FYI, AMD has come up with SSD storage and GPU integration before but with limited success [1], but if they can also integrate FPGA together that can probably be a recipe for a great success.

I think AMD and Intel (since they both own GPU/CPU/FPGA technology) really need to come up with open and intuitive design tools for these new systems or just sponsor the work on MLIR and LLHD by LLVM and ETH Zurich, respectively.

[1] https://www.extremetech.com/extreme/232416-amd-announces-new...

cpgxiii · on Nov 11, 2020

FPGA vendor support for higher-level synthesis tools is still pretty poor. Not surprised on that front.

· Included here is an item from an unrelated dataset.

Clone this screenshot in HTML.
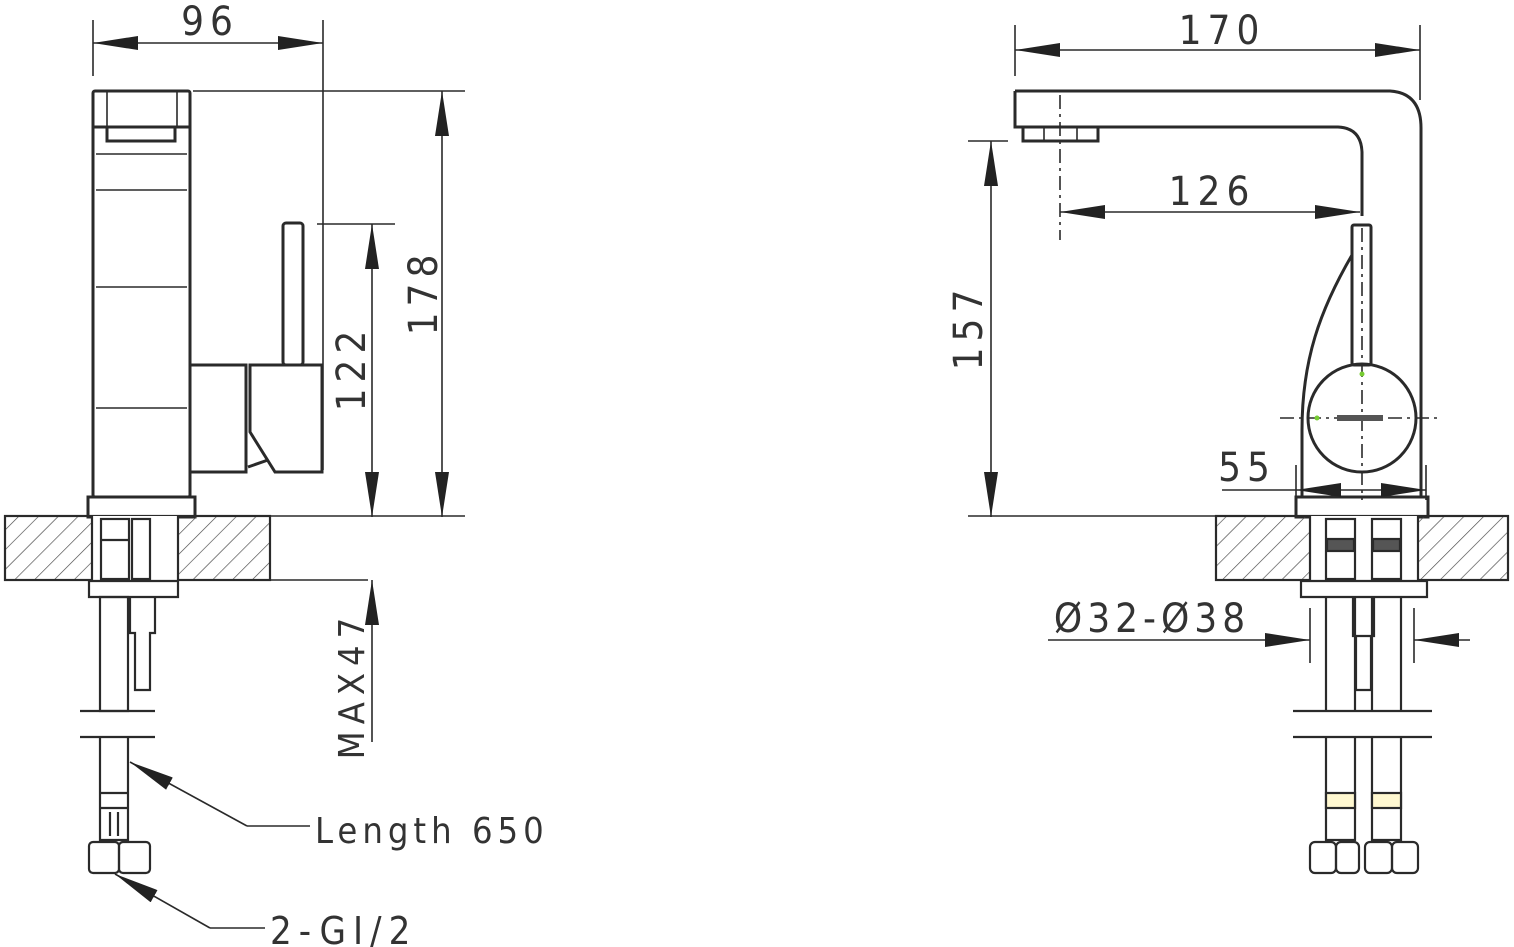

Offload-from-GC runtime tools do exist, e.x. Cudafy would translate .Net code into Cuda kernels and handle kernel dispatch. Of course, you were very limited in what constructs and types you could put in kernel functions, but you could write your whole application in C# and accelerate the important blocks.

In practice, a lot of beginner GPU computing has moved to the world of NN training and inference, in which the complexities of GPU offload are entirely wrapped by the libraries you use.

For traditional GPU-accelerated tasks, the limited languages available are not the problem. Decomposing your problem into a form that is amenable to GPU offload can be difficult, and if you're experienced enough to do that well, writing Cuda kernels and dispatch in C++ is not an obstacle. For example, Cudafy meant you didn't need to know Cuda-specific syntax and expressions, but you still had to understand the behavior and limitations of GPUs to write performant code.

nl · on Nov 12, 2020

> when will Nvidia allow to seamlessly offload Java or another GC based language to the GPU?

Lots of garbage collected languages seamlessly target GPUs. This is typically done at the library level, either within the language ecosystem (eg in Python using Cupy instead of Numpy: https://towardsdatascience.com/heres-how-to-use-cupy-to-make...) or below it (using cuBLAS as your BLAS implementation: https://developer.nvidia.com/cublas)

Java can do this too - something like ArrayFire is reasonably popular: https://developer.nvidia.com/arrayfire

pkaye · on Nov 11, 2020

What does syCL have to do with FPGAs?